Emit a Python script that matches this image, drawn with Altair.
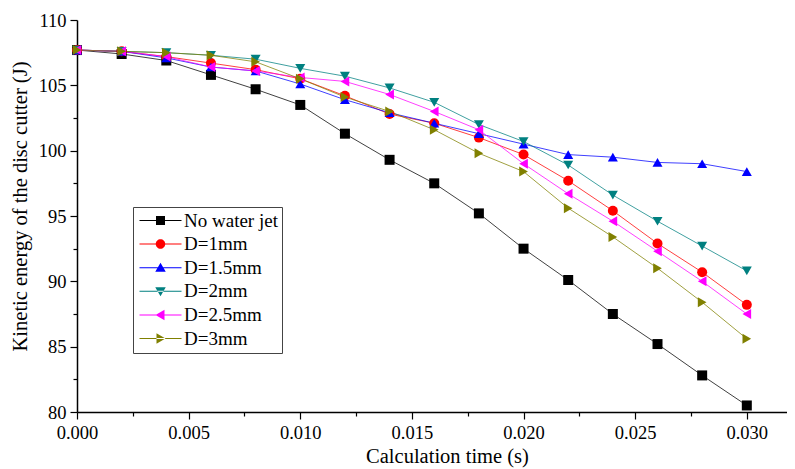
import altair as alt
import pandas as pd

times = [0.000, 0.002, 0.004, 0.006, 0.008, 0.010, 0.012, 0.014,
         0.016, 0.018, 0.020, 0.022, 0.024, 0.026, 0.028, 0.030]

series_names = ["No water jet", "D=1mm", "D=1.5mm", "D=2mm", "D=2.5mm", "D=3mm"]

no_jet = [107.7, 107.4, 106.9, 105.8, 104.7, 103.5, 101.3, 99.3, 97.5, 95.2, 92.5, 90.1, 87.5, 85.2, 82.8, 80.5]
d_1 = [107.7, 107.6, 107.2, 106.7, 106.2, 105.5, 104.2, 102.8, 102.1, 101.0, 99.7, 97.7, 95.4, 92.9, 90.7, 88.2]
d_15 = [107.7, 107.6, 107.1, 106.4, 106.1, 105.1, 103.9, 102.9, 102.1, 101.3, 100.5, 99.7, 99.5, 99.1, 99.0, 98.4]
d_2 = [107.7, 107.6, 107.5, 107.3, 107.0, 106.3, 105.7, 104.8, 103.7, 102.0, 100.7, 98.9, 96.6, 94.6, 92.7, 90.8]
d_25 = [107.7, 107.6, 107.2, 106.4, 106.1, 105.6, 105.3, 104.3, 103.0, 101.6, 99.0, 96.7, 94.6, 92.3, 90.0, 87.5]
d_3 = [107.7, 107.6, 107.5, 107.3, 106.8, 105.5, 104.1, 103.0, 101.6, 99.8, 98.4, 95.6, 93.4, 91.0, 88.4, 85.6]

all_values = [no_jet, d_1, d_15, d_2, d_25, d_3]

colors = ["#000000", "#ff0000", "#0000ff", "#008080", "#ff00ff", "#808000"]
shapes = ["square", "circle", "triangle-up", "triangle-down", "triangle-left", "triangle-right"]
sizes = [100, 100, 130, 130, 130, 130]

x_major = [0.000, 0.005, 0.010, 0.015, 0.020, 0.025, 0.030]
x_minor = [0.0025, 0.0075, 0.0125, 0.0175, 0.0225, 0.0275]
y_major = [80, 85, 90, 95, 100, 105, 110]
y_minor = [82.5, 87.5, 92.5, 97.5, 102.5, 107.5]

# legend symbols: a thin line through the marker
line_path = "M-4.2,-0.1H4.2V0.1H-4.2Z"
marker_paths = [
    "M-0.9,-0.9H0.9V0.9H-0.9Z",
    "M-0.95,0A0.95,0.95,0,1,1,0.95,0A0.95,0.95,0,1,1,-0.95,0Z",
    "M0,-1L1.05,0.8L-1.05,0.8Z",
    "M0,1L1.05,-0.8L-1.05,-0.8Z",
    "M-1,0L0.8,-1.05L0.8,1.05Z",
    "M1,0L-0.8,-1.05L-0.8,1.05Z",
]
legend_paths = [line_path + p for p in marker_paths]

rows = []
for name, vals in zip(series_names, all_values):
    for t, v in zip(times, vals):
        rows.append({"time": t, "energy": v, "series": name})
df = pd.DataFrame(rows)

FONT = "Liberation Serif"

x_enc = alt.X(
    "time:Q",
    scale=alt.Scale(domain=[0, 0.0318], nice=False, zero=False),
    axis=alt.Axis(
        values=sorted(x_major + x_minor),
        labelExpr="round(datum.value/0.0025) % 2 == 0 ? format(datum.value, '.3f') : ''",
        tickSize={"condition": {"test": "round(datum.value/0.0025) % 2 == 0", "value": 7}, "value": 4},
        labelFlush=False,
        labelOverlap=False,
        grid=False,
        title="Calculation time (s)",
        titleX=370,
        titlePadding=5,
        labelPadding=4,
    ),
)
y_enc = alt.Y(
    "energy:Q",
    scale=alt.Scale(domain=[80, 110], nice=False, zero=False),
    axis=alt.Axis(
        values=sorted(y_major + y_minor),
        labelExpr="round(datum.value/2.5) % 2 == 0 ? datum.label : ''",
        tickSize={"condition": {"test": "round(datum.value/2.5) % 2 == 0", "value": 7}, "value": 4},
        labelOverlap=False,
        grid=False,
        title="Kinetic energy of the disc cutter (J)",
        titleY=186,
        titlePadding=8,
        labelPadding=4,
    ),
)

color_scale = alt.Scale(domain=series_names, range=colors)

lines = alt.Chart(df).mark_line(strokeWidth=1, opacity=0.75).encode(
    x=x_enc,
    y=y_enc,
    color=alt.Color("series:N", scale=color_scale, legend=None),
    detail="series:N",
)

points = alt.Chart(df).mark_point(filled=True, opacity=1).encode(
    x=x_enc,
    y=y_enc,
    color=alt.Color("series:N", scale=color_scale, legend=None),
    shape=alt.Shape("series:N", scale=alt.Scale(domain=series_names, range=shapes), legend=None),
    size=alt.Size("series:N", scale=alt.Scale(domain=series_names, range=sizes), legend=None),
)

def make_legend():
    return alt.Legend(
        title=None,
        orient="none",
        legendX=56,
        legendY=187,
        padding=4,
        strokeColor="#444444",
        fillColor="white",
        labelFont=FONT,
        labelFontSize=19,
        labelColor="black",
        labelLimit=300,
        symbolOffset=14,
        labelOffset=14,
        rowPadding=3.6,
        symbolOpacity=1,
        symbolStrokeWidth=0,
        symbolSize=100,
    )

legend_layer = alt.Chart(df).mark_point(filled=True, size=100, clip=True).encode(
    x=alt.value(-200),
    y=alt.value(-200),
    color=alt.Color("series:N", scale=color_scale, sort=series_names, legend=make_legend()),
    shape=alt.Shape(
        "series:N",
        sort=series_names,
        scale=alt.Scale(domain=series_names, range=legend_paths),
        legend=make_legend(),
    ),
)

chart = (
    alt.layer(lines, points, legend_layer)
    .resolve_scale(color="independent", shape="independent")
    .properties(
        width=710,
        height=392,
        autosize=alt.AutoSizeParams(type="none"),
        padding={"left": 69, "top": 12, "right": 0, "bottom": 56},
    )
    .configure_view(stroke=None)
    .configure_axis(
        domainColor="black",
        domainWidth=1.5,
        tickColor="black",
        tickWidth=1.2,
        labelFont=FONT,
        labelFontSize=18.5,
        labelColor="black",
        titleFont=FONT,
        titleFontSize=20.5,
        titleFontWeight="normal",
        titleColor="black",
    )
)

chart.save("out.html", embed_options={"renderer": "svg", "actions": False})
§ §
# [TASK TO COMPLETE]
Write out the lines from the start of the material to the line with "y_minor = [82.5, 87.5, 92.5, 97.5, 102.5, 107.5]", inclusive and exactly. Skip the pictures.

# [REPLY TO THE TASK]
Emit a Python script that matches this image, drawn with Altair.
import altair as alt
import pandas as pd

times = [0.000, 0.002, 0.004, 0.006, 0.008, 0.010, 0.012, 0.014,
         0.016, 0.018, 0.020, 0.022, 0.024, 0.026, 0.028, 0.030]

series_names = ["No water jet", "D=1mm", "D=1.5mm", "D=2mm", "D=2.5mm", "D=3mm"]

no_jet = [107.7, 107.4, 106.9, 105.8, 104.7, 103.5, 101.3, 99.3, 97.5, 95.2, 92.5, 90.1, 87.5, 85.2, 82.8, 80.5]
d_1 = [107.7, 107.6, 107.2, 106.7, 106.2, 105.5, 104.2, 102.8, 102.1, 101.0, 99.7, 97.7, 95.4, 92.9, 90.7, 88.2]
d_15 = [107.7, 107.6, 107.1, 106.4, 106.1, 105.1, 103.9, 102.9, 102.1, 101.3, 100.5, 99.7, 99.5, 99.1, 99.0, 98.4]
d_2 = [107.7, 107.6, 107.5, 107.3, 107.0, 106.3, 105.7, 104.8, 103.7, 102.0, 100.7, 98.9, 96.6, 94.6, 92.7, 90.8]
d_25 = [107.7, 107.6, 107.2, 106.4, 106.1, 105.6, 105.3, 104.3, 103.0, 101.6, 99.0, 96.7, 94.6, 92.3, 90.0, 87.5]
d_3 = [107.7, 107.6, 107.5, 107.3, 106.8, 105.5, 104.1, 103.0, 101.6, 99.8, 98.4, 95.6, 93.4, 91.0, 88.4, 85.6]

all_values = [no_jet, d_1, d_15, d_2, d_25, d_3]

colors = ["#000000", "#ff0000", "#0000ff", "#008080", "#ff00ff", "#808000"]
shapes = ["square", "circle", "triangle-up", "triangle-down", "triangle-left", "triangle-right"]
sizes = [100, 100, 130, 130, 130, 130]

x_major = [0.000, 0.005, 0.010, 0.015, 0.020, 0.025, 0.030]
x_minor = [0.0025, 0.0075, 0.0125, 0.0175, 0.0225, 0.0275]
y_major = [80, 85, 90, 95, 100, 105, 110]
y_minor = [82.5, 87.5, 92.5, 97.5, 102.5, 107.5]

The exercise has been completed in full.